When Ryan Harris’ father sent him a posting for a new head baseball coach position all the way in Oregon, he thought it was a joke. “I asked if he was crazy,” Harris remembers. “He said to me, ‘God has a plan, you never know.’”

After spending the past five years coaching in Georgia at Brewton-Parker College, Harris and his wife sensed it was time for change. They were looking for a university and baseball program that would allow them to serve young men as more than just athletes, using the sport of baseball as a vehicle for gospel transformation—an integral component of Ryan’s story.

“I went to school (Cornerstone University) purely to play baseball,” Harris says. “I was humbled within a month and a half of being on campus.” When an early elbow injury threatened to derail his freshman season, he remembers the whole team gathering around him after practice and praying for him. “I couldn’t describe what I felt in that moment,” he says. “I went to talk to my coach about it and he preached the gospel to me. October fourth of that year I was on my knees giving my life to Christ.”

It was on his visit to Corban that Harris finally felt the same environment that had first changed his life as a college student. “It was Christ-centered, big on community, and you could see it right away,” he says. “We are truly blessed to be a part of this community. It’s bigger than baseball. It’s our lives and our ministry.”

After accepting the head coaching position at Corban, Harris got to work building his team. “With every athlete that I connect with, whether a recruit or a player, I let them know that our mission statement as a program is to build authentic godly men to serve others, pursue excellence in everything they do, and bring joy to God’s kingdom,” he says.

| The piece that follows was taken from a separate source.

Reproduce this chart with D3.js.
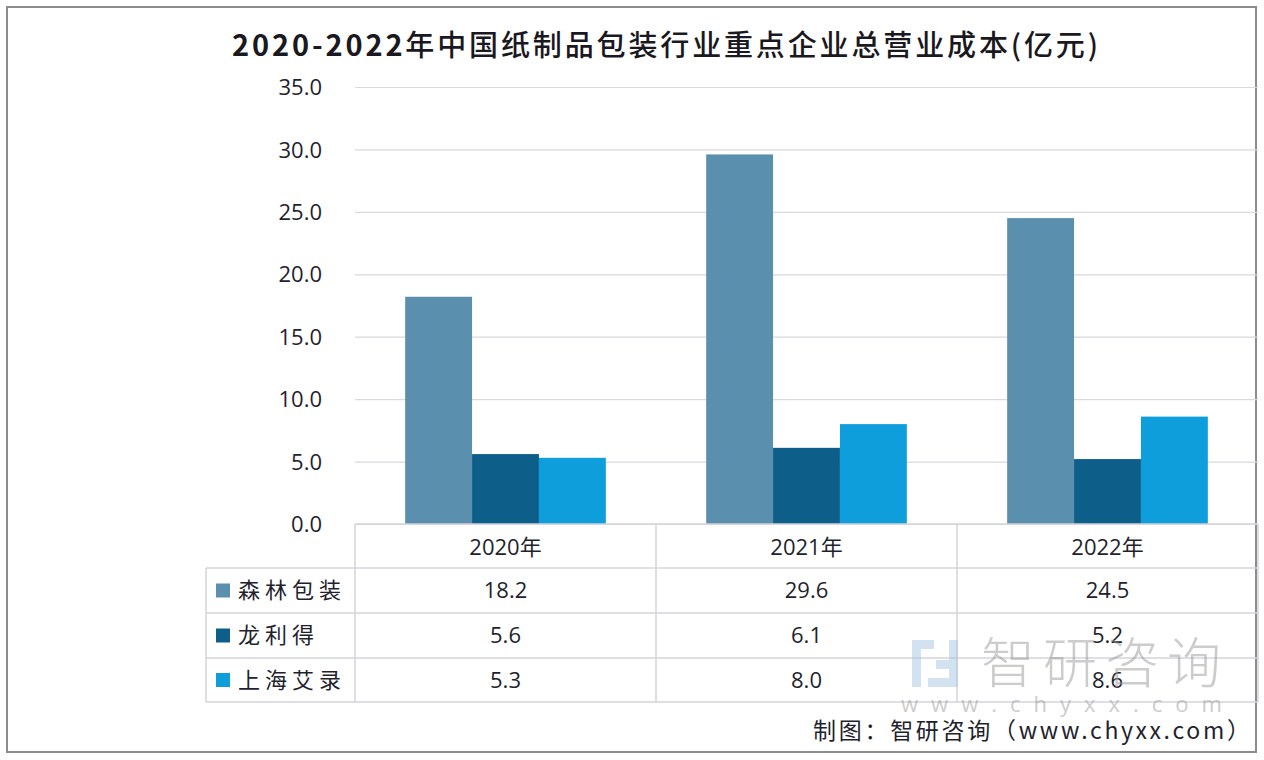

Harris’ new program is built around more than just baseball. It’s about seeing student athletes become great men on and off the field: it features team bible studies, the presence of local church leaders serving as team chaplains, community outreach, and mandatory study halls. “This is about getting students to understand how to pursue life and how to glorify Jesus on a daily basis through efforts, whether that’s in the classroom, on the baseball field, or in their walk,” Harris says.

On the practice field, Harris’ approach is much of the same. “I would call myself a player’s coach,” he says. “I love being in the trenches with the players. We start with the individual to address the team. Each athlete is special, and in order to get the most out of them, I need to find out what’s in the middle of them first, and then work outward. It’s easier to build trust when you’re working side by side, and from the inside out.”

Come game time, Harris believes fans should expect offense from his squad. “This team can really hit the baseball,” he says. But beyond team tactics and philosophy, he sees unique dedication in this year’s group. “Our guys don’t quit. Our team knew this year was going to be tough due to the amount of coaching changes, but our guys face adversity head on. We are using this to lay a foundation, learning and growing by attacking each day in our preparation, our attitudes, and our commitment.”

Whether inside the stripes, in the classroom, or in the community, Ryan Harris believes in the mission that changed his life, seeing the gospel carried through the game he loves. “What we are doing as a team is going to change our players’ lives for the better, far beyond the baseball field,” he says. “This is the perfect group of guys to test out and discover who we are authentically, and I am excited to see how God is going to use this team and work in each of their lives.”